Anusha came to the UK during term break for a one-week intensive neurofeedback training course. The prospect of watching her favourite movies all day was exciting for her, especially as her screen-time was strictly controlled.
We began with a brain map, while answering her questions as to what we were doing and looking to achieve. She was satisfied with the answers, understanding the rationale of helping her to maintain her calm, improve her persistence and focus, among other, and she volunteered examples of situations she would like to master better – this maturity and keenness to improve was impressive.
The brain map confirmed her vulnerabilities: A lack of sense of being part of something bigger, loner qualities or lack of understanding of social rules, social invasiveness, impulsive aggression and rage, distractibility and mood control issues, hypervigilance and hyperactivity, auditory hypersensitivity and fear, a recent betrayal (which she described), and a general sense of not feeling emotionally safe and being able to expand or unfold her potential. Structurally, her brain’s maturation was slightly behind age-matched peers.
We did twelve neurofeedback sessions in seven consecutive days, involving two sessions per day of two hours each, which she greatly enjoyed. Her parents took her swimming, shopping and to other touristic attractions during her lunch break and evenings, when she got to choose her favourite international foods. Already, her mother remarked that she found Anusha much easier to handle, and was surprised when she calmly accepted changes of plans when an outburst was expected. Her parents were able to visit friends and spend time together during her sessions, a welcome relief and vacation.
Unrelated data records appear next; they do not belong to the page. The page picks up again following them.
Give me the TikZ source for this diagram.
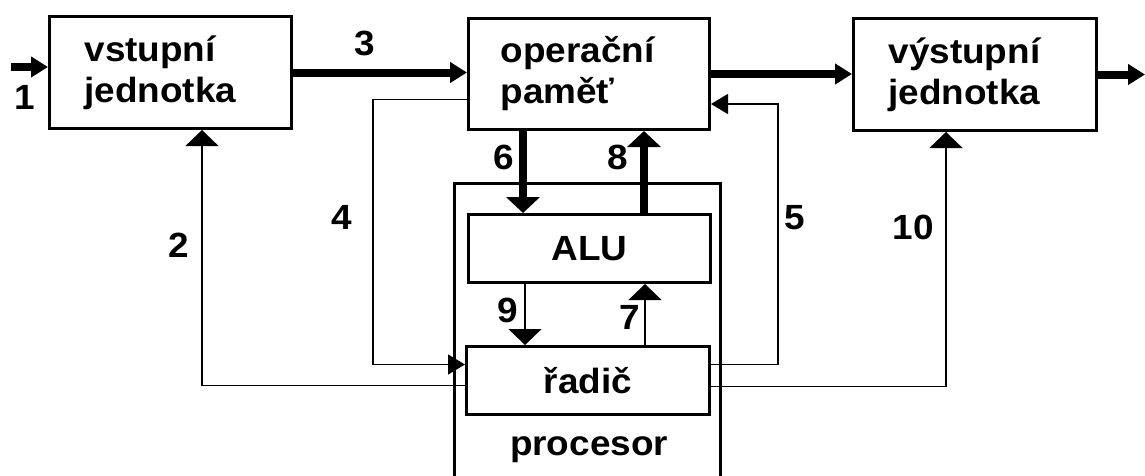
\documentclass[tikz,border=0pt]{standalone}
\usepackage{fontspec}
\setmainfont{Liberation Sans}[FakeStretch=1.055]
\usetikzlibrary{arrows.meta,calc}
\begin{document}
\begin{tikzpicture}[x=1pt,y=-1pt,
  font=\bfseries\fontsize{35}{41}\selectfont,
  blk/.style={draw, line width=3pt, anchor=north west, inner sep=0pt},
  bus/.style={line width=8pt},
  ctl/.style={line width=1.3pt},
  vtip/.tip={Triangle[width=33pt,length=16pt]},
  htip/.tip={Triangle[width=20pt,length=17pt]},
  num/.style={inner sep=0pt}]
\useasboundingbox (0,0) rectangle (1145,475);
\fill[white] (0,0) rectangle (1145,475);
% blocks
\node[blk, minimum width=242, minimum height=112, text width=172, align=left] (in) at (48,15) {vstupní\\jednotka};
\node[blk, minimum width=241, minimum height=111, text width=177, align=left] (op) at (467,17) {operační\\paměť};
\node[blk, minimum width=243, minimum height=112, text width=173, align=left] (out) at (852,17) {výstupní\\jednotka};
\node[blk, minimum width=266, minimum height=310] (proc) at (453,182) {};
\node[blk, minimum width=242, minimum height=68] (alu) at (467,213) {ALU};
\node[blk, minimum width=243, minimum height=68] (rd) at (465,345) {řadič};
\node[num] (pname) at (589,450) {procesor};
% helper coordinates
\coordinate (i1) at (11,67);
\coordinate (o1) at (1145,72);
\coordinate (c2) at (202,0);
\coordinate (c10) at (946,0);
\coordinate (c6) at (523,0);
\coordinate (c8) at (644,0);
\coordinate (c9) at (525,0);
\coordinate (c7) at (645,0);
% buses
\draw[bus,-{htip}] (i1) -- (i1 -| in.west);
\draw[bus,-{htip}] (in.east) -- (op.west |- in.east);
\draw[bus,-{htip}] (op.east) -- (out.west |- op.east);
\draw[bus,-{htip}] (out.east) -- (o1 |- out.east);
\draw[bus,-{vtip}] (op.south -| c6) -- (alu.north -| c6);
\draw[bus,-{vtip}] (alu.north -| c8) -- (op.south -| c8);
% control lines
\draw[ctl,-{vtip}] ($(rd.west)+(0,5)$) -| (in.south -| c2);
\draw[ctl,-{htip}] ($(op.west)+(0,25.5)$) -- ++(-94,0) |- ($(rd.west)+(0,-16)$);
\draw[ctl,-{htip}] ($(rd.east)+(0,-16)$) -- ++(67,0) |- ($(op.east)+(0,30)$);
\draw[ctl,-{vtip}] ($(rd.east)+(0,6)$) -| (out.south -| c10);
\draw[ctl,-{vtip}] (alu.south -| c9) -- (rd.north -| c9);
\draw[ctl,-{vtip}] (rd.north -| c7) -- (alu.south -| c7);
% labels
\node[num] (n1) at (25,97) {1};
\node[num] (n2) at (179,245) {2};
\node[num] (n3) at (365,43) {3};
\node[num] (n4) at (342,217) {4};
\node[num] (n5) at (795,218) {5};
\node[num] (n6) at (504,157) {6};
\node[num] (n8) at (618,157) {8};
\node[num] (n9) at (508,310) {9};
\node[num] (n7) at (630,317) {7};
\node[num] (n10) at (913,227) {10};
\end{tikzpicture}
\end{document}
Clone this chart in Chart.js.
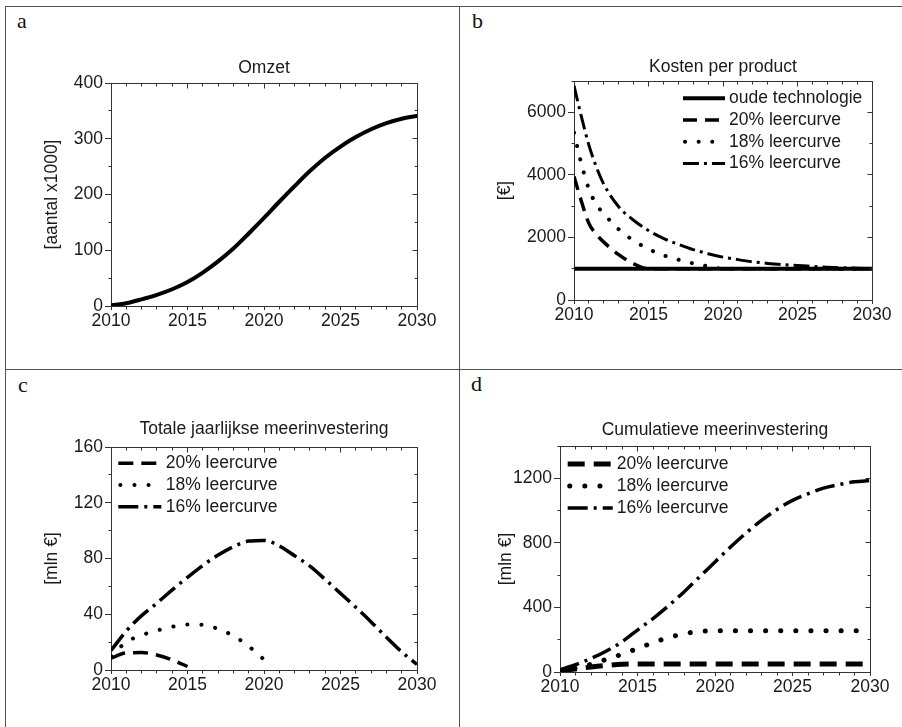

After a week of having returned to school, her parents noticed substantial positive changes in her behaviour. As her mother reported:
– She was definitely calmer and less explosive, not ‘losing her rag’ when parents were conditioned to expect this, something they had already noticed during the training week and a new behaviour that persisted
– spontaneously picked up a book and started reading, which was unheard of before; she took interest in illustrations, calmly sat in her favourite chair, and developed a passion for the story she was focussed on
– showed patience and persistence; for example, Anusha tried and completed difficult jig-saw puzzle, laughing when it became particularly hard
– demonstrated a healthy and rational assertiveness in many situations; she explained to her parents that she did not enjoy a certain after school activity and had only been doing it to please them
– had and improved interoception, or ability to understand and express her feelings, letting her parents into her realm of understanding how situations at school and interactions with peers made her feel. This was as if an invisible shield had been pierced, and both parents felt they bonded more closely with her and as a family
– successfully negotiated herself into a schoolyard playgroup which had previously been hostile towards her, which led to the prospect of sleep-overs and new friendships.
A brain map at the end of the week confirmed these transformations. Encouragingly, her brain’s structural maturity metrics improved too, which was a positive surprise for such a short and intense training period.
Anusha’s mother had originally planned to make another trip to the UK during the summer vacation for further neurofeedback training. The psychiatric assessment a few months after her neurofeedback intensive found no grounds for an ASD nor ADHD diagnosis, and Anusha felt accepted and motivated in her school and after-school environments. The family went to Disneyland instead.